Anatomie de la « panique woke »

Alex Mahoudeau analyse l’offensive réactionnaire contre les pensées antiraciste, décoloniale et féministe.

Sébastien Fontenelle  • 15 juin 2022 abonné·es
Anatomie de la « panique woke »
Jean-Michel Blanquer et Frédérique Vidal, deux ex-ministres à la pointe d’une croisade contre les foyers de subversion que seraient devenues les universités françaises.
© Arthur Nicholas Orchard / Hans Lucas / Hans Lucas via AFP

Plus un jour ou presque ne s’écoule en France sans que des idéologues réactionnaires ne lancent de nouvelles alarmes contre la « menace wokiste ». Dans le dense et vif essai, solidement documenté, qu’il consacre à cette « panique morale », le docteur en science politique Alex Mahoudeau retrace d’abord l’histoire de ce mot, woke (« éveillé »), apparu au XIXe siècle aux États-Unis, où il a longtemps constitué une invitation à prêter attention aux discriminations visant des minorités – avant d’être finalement, depuis le milieu des années 2010, « utilisé […] comme une façon de dénigrer la culture de gauche par la droite ».

De ce côté-ci de l’Atlantique aussi, cette dernière n’en finit plus de vitupérer contre les prétendus excès de l’antiracisme, du décolonialisme et du « néoféminisme », éléments constitutifs selon elle (et parmi d’autres) de ce qu’elle appelle donc le « wokisme » : on se rappelle que les ex-ministres macronistes Jean-Michel Blanquer et Frédérique Vidal ont ainsi été, entre 2017 et 2022, à la pointe d’une croisade délirante contre les prétendus foyers de subversion que seraient devenues les universités françaises.

Alex Mahoudeau resitue ces anathèmes dans une déjà longue chronologie et nous remémore utilement qu’une telle « offensive réactionnaire » n’a rien d’inédit : tout au contraire, « l’idée que les universités sont des lieux particulièrement touchés par les excès d’un militantisme par trop sensible aux questions d’“identité” et à la radicalité, notamment de gauche », est tout sauf nouvelle « dans le discours conservateur » – qui, aux États-Unis, par exemple, soutenait déjà, dans les années 1950, et contre toute évidence, que l’université de Yale était « rongée par l’athéisme et le collectivisme », et que ses étudiants et enseignants conservateurs étaient soumis à d’épouvantables « pressions sociales ».

D’une plume toujours alerte et parfois drolatique, l’auteur, qui excelle dans les tournures pince-sans-rire, montre les contradictions et les ridicules de ces postures par lesquelles des dominants se posent en victimes de celles et ceux qu’ils dominent.

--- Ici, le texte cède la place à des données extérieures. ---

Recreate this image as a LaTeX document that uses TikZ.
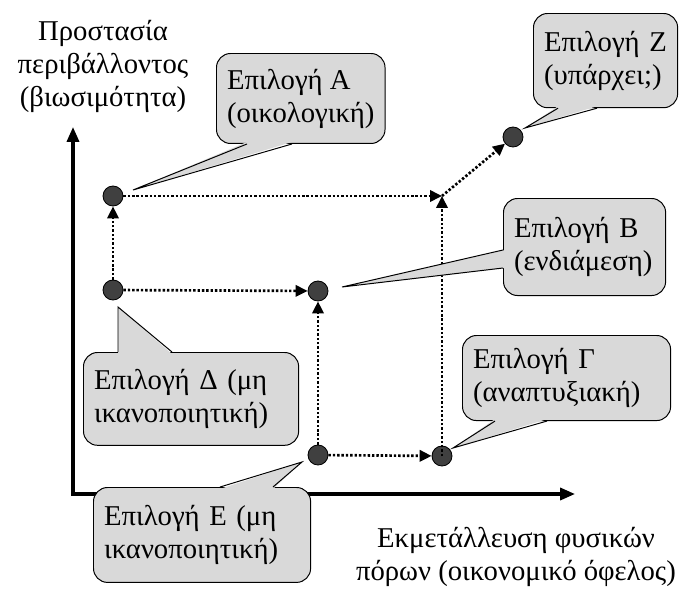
\documentclass[tikz,border=0pt]{standalone}
\usepackage{fontspec}
\setmainfont{Liberation Serif}
\usetikzlibrary{arrows.meta,calc}

\begin{document}
\begin{tikzpicture}[x=0.025cm,y=-0.025cm,
	every node/.style={font=\fontsize{20.4}{23.5}\selectfont},
	dot/.style={circle,draw=black,line width=0.6pt,fill=black!75,minimum size=14.2pt,inner sep=0pt},
	bubble/.style={draw=black,line width=0.7pt,fill=black!15,rounded corners=10pt,align=left,anchor=north west,inner xsep=7.5pt,minimum height=65pt},
	tailfill/.style={fill=black!15},
	tailline/.style={draw=black,line width=0.7pt},
	move/.style={line width=1.9pt,dash pattern=on 1.7pt off 1.4pt,-{Triangle[length=8.5pt,width=8pt]}},
	axis/.style={line width=2.3pt,line join=miter,{Triangle[length=10.5pt,width=8.5pt]}-{Triangle[length=10.5pt,width=8.5pt]}}]

			\useasboundingbox (0,0) rectangle (683,592);

			%axes
			\coordinate (o) at (73,494);
			\coordinate (ytop) at (73,127);
			\coordinate (xend) at (575,494);
			\draw[axis] (ytop) -- (o) -- (xend);

			\node[align=center] (ylab) at (103,66) {Προστασία\\περιβάλλοντος\\(βιωσιμότητα)};
			\node[align=center] (xlab) at (516,557) {Εκμετάλλευση φυσικών\\πόρων (οικονομικό όφελος)};

			%options
			\node[dot] (A) at (113,196) {};
			\node[dot] (D) at (113,290) {};
			\node[dot] (B) at (318,291) {};
			\node[dot] (E) at (318,455) {};
			\node[dot] (G) at (442,456) {};
			\node[dot] (Z) at (513,137) {};
			\coordinate (J) at (442,196);

			%moves
			\draw[move] (D) -- (A);
			\draw[move] (D) -- (B);
			\draw[move] (E) -- (B);
			\draw[move] (E) -- (G);
			\draw[move] (A) -- (J);
			\draw[move] (G.center) -- (J);
			\draw[move] (J) -- (Z);

			%callouts
			\node[bubble,minimum height=64pt] (cA) at (216,53) {Επιλογή Α\\(οικολογική)};
			\node[bubble,text width=87.5pt,minimum height=67pt] (cZ) at (533,13) {Επιλογή Ζ\\(υπάρχει;)};
			\node[bubble,text width=100.3pt,minimum height=69pt] (cB) at (503,198) {Επιλογή Β\\(ενδιάμεση)};
			\node[bubble,text width=133pt,minimum height=60.5pt] (cG) at (462,335) {Επιλογή Γ\\(αναπτυξιακή)};
			\node[bubble,text width=138pt,minimum height=66pt] (cD) at (83,352) {Επιλογή Δ (μη\\ικανοποιητική)};
			\node[bubble,text width=139.4pt,minimum height=67.5pt] (cE) at (93,487) {Επιλογή Ε (μη\\ικανοποιητική)};

			%pointer tips
			\coordinate (tA) at (133,190);
			\coordinate (tZ) at (525,128);
			\coordinate (tB) at (342,287);
			\coordinate (tG) at (453,448);
			\coordinate (tD) at (118,307);
			\coordinate (tE) at (302,462);

			\fill[tailfill] ($(cA.south west)+(31,-2)$) -- (tA) -- ($(cA.south west)+(76,-2)$) -- cycle;
			\draw[tailline] ($(cA.south west)+(31,0)$) -- (tA) -- ($(cA.south west)+(76,0)$);
			\fill[tailfill] ($(cZ.south west)+(25,-2)$) -- (tZ) -- ($(cZ.south west)+(64,-2)$) -- cycle;
			\draw[tailline] ($(cZ.south west)+(25,0)$) -- (tZ) -- ($(cZ.south west)+(64,0)$);
			\fill[tailfill] ($(cB.north west)+(2,52)$) -- (tB) -- ($(cB.north west)+(2,70)$) -- cycle;
			\draw[tailline] ($(cB.north west)+(0,52)$) -- (tB) -- ($(cB.north west)+(0,70)$);
			\fill[tailfill] ($(cG.south west)+(33,-2)$) -- (tG) -- ($(cG.south west)+(85,-2)$) -- cycle;
			\draw[tailline] ($(cG.south west)+(33,0)$) -- (tG) -- ($(cG.south west)+(85,0)$);
			\fill[tailfill] ($(cD.north west)+(35,2)$) -- (tD) -- ($(cD.north west)+(89,2)$) -- cycle;
			\draw[tailline] ($(cD.north west)+(35,0)$) -- (tD) -- ($(cD.north west)+(89,0)$);
			\fill[tailfill] ($(cE.north west)+(127,2)$) -- (tE) -- ($(cE.north west)+(180,2)$) -- cycle;
			\draw[tailline] ($(cE.north west)+(127,0)$) -- (tE) -- ($(cE.north west)+(180,0)$);
		\end{tikzpicture}
\end{document}
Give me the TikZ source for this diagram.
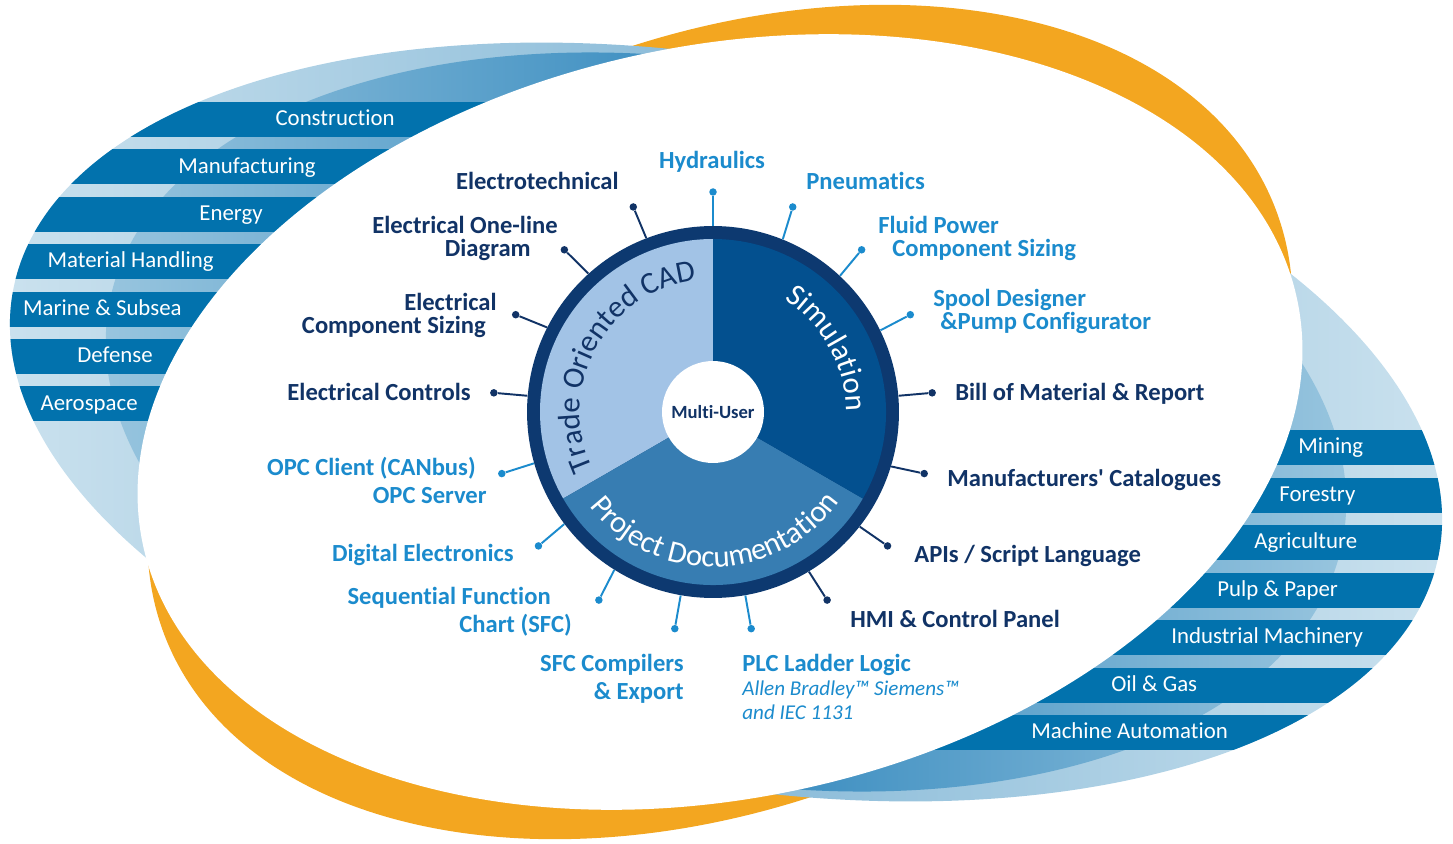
\documentclass[tikz,border=0pt]{standalone}
\usepackage{fontspec}
\setmainfont{Carlito}[Ligatures=NoCommon]
\usetikzlibrary{calc,decorations.text}
\definecolor{bandorange}{RGB}{243,166,32}
\definecolor{stripeblue}{RGB}{2,114,173}
\definecolor{outerpale}{RGB}{205,227,239}
\definecolor{outermid}{RGB}{136,186,216}
\definecolor{innerpale}{RGB}{157,200,224}
\definecolor{innermid}{RGB}{52,137,190}
\definecolor{ringnavy}{RGB}{13,57,112}
\definecolor{cadblue}{RGB}{162,195,230}
\definecolor{simblue}{RGB}{3,80,143}
\definecolor{docblue}{RGB}{55,125,178}
\definecolor{textnavy}{RGB}{17,51,102}
\definecolor{textsky}{RGB}{27,139,205}
\newcommand\labelfont{\fontsize{14pt}{13pt}\selectfont\bfseries}
\newcommand\widelabelfont{\fontsize{14pt}{16pt}\selectfont\bfseries}
\newcommand\barfont{\fontsize{13pt}{15pt}\selectfont}
\newcommand\arcfont{\fontsize{17.5pt}{19pt}\selectfont}
\newcommand\notefont{\fontsize{12pt}{13pt}\selectfont\mdseries\itshape}

\begin{document}
\begin{tikzpicture}[x=0.02cm, y=0.02cm,
  barlabel/.style={text=white, font=\barfont, inner sep=0pt},
  darklabel/.style={text=textnavy, font=\labelfont, inner sep=0pt},
  skylabel/.style={text=textsky, font=\labelfont, inner sep=0pt},
  spokedot/.style={circle, inner sep=0pt, minimum size=0.15cm},
  spoke/.style={line width=1.1pt}
]
\useasboundingbox (0,0) rectangle (1453,843);

%% Background: orange ring, blue crescents, white ellipse
\begin{scope}
\clip (0,0) rectangle (1453,843);
\fill[bandorange, rotate around={21:(720,421)}] (720,421) ellipse [x radius=595, y radius=384];
\shade[left color=outerpale, right color=outerpale, middle color=outermid,
       rotate around={-10.4:(726,421)}] (726,421) ellipse [x radius=725, y radius=362];
\shade[left color=innerpale, right color=innerpale, middle color=innermid,
       rotate around={-11:(726,421)}] (726,421) ellipse [x radius=628, y radius=356];
\begin{scope}
\clip[rotate around={-10.4:(726,421)}] (726,421) ellipse [x radius=725, y radius=362];
\foreach \k in {0,...,6} {
  \fill[stripeblue] (0,{741-47.4*\k}) rectangle (720,{706-47.4*\k});
  \fill[stripeblue] (720,{413-47.5*\k}) rectangle (1453,{378-47.5*\k});
}
\end{scope}
\fill[white, rotate around={12:(720,421)}] (720,421) ellipse [x radius=590, y radius=376];
\end{scope}

%% Industry labels on the stripes
\foreach \txt/\xr [count=\k from 0] in {Construction/395, Manufacturing/316, Energy/263,
    Material Handling/214, Marine \& Subsea/182, Defense/153, Aerospace/138}
  \node[barlabel, anchor=mid east] (lb\k) at (\xr,{721.5-47.4*\k}) {\txt};
\foreach \txt/\xl [count=\k from 0] in {Mining/1298, Forestry/1279, Agriculture/1254,
    Pulp \& Paper/1217, Industrial Machinery/1171, Oil \& Gas/1111, Machine Automation/1031}
  \node[barlabel, anchor=mid west] (rb\k) at (\xl,{393.5-47.5*\k}) {\txt};

%% Hub with three sectors
\node[circle, fill=ringnavy, minimum size=7.44cm, inner sep=0pt] (hub) at (713,431) {};
\fill[cadblue] (hub.center) -- ++(90:173) arc[start angle=90, end angle=210, radius=173] -- cycle;
\fill[docblue] (hub.center) -- ++(210:173) arc[start angle=210, end angle=330, radius=173] -- cycle;
\fill[simblue] (hub.center) -- ++(330:173) arc[start angle=330, end angle=450, radius=173] -- cycle;
\node[circle, fill=white, minimum size=2.04cm, inner sep=0pt, text=textnavy,
      font=\fontsize{10.6pt}{12pt}\selectfont\bfseries] (multi) at (hub.center) {Multi-User};

\path[decorate, decoration={text along path, text align=center, text color=textnavy,
      text={|\arcfont|Trade Oriented CAD}}]
  ($(hub.center)+(215:133)$) arc[start angle=215, end angle=87, radius=133];
\path[decorate, decoration={text along path, text align=center, text color=white,
      text={|\arcfont|Simulation}}]
  ($(hub.center)+(80:133)$) arc[start angle=80, end angle=-22, radius=133];
\path[decorate, decoration={text along path, text align=center, text color=white,
      text={|\arcfont|Project Documentation}}]
  ($(hub.center)+(200:155)$) arc[start angle=200, end angle=342, radius=155];

%% Spokes with end dots
\foreach \ang/\col/\nm in {90/textsky/hyd, 68.75/textsky/pneu, 47.5/textsky/fluid,
    26.25/textsky/spool, 5/textnavy/bom, 343.75/textnavy/cat, 322.5/textnavy/api,
    301.25/textnavy/hmi, 280/textsky/plc, 111.25/textnavy/etech, 132.5/textnavy/oneline,
    153.75/textnavy/esize, 175/textnavy/ectrl, 196.25/textsky/opc, 217.5/textsky/digi,
    238.75/textsky/sfc, 260/textsky/sfcc} {
  \node[spokedot, fill=\col] (\nm) at ($(hub.center)+(\ang:220)$) {};
  \draw[spoke, \col] (hub.\ang) -- (\nm);
}

%% Feature labels
\node[skylabel, anchor=mid] (hydlbl) at (712,679) {Hydraulics};
\node[skylabel, anchor=mid west] (pneulbl) at (806,658) {Pneumatics};
\node[darklabel, anchor=mid east] (etechlbl) at (619,658) {Electrotechnical};
\node[skylabel, align=left, anchor=north west] (fluidlbl) at (878,627)
  {Fluid Power\\\hspace*{0.28cm}Component Sizing};
\node[darklabel, align=right, anchor=north east] (onelinelbl) at (558,627)
  {Electrical One-line\\Diagram\hspace*{0.54cm}\mbox{}};
\node[darklabel, align=right, anchor=north east] (esizelbl) at (497,550)
  {Electrical\\Component Sizing\hspace*{0.22cm}\mbox{}};
\node[skylabel, align=left, anchor=north west] (spoollbl) at (933,554)
  {Spool Designer\\\hspace*{0.14cm}\&Pump Configurator};
\node[darklabel, anchor=mid west] (bomlbl) at (955,447) {Bill of Material \& Report};
\node[darklabel, anchor=mid east] (ectrllbl) at (471,447) {Electrical Controls};
\node[darklabel, anchor=mid west] (catlbl) at (947,361) {Manufacturers\textquotesingle{} Catalogues};
\node[skylabel, font=\widelabelfont, align=right, anchor=north east] (opclbl) at (487,386)
  {OPC Client (CANbus)\hspace*{0.22cm}\mbox{}\\OPC Server};
\node[darklabel, anchor=mid west] (apilbl) at (914,285) {APIs / Script Language};
\node[skylabel, anchor=mid east] (digilbl) at (514,286) {Digital Electronics};
\node[skylabel, font=\widelabelfont, align=right, anchor=north east] (sfclbl) at (572,256)
  {Sequential Function\hspace*{0.42cm}\mbox{}\\Chart (SFC)};
\node[darklabel, anchor=mid west] (hmilbl) at (850,220) {HMI \& Control Panel};
\node[skylabel, font=\widelabelfont, align=right, anchor=north east] (sfcclbl) at (684,189)
  {SFC Compilers\\\& Export};
\node[skylabel, font=\fontsize{14pt}{13.5pt}\selectfont\bfseries, align=left,
      anchor=north west] (plclbl) at (742,189)
  {PLC Ladder Logic\\{\notefont Allen Bradley™ Siemens™}\\{\notefont and IEC 1131}};
\end{tikzpicture}
\end{document}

Il pointe aussi les mensonges grossiers de ces idéologues conservateurs, lorsqu’ils accusent l’université de Leicester (Royaume-Uni) d’avoir supprimé des cours sous la pression d’éléments « décoloniaux » – alors que ces licenciements ont en réalité été imposés par « le type de managérialisme compétitif et en quête de rentabilité porté par la majorité conservatrice ».

Cependant, conclut Alex Mahoudeau, ces offensives doivent être prises très au sérieux, car elles ont des effets profondément délétères. La panique antiwokiste, « en mobilisant une fausse image de ce que serait “le bon sens populaire” à leur sujet », permet par exemple aux réactionnaires d’extraire « des enjeux sociaux » primordiaux « du domaine politique ».Pour la contrer, il revient donc au « camp représentant ou tentant de représenter l’émancipation » de réinvestir « le terrain des mesures politiques concrètes ».

La Panique woke. Anatomie d’une offensive réactionnaire Alex Mahoudeau, Textuel, 160 pages, 16,90 euros.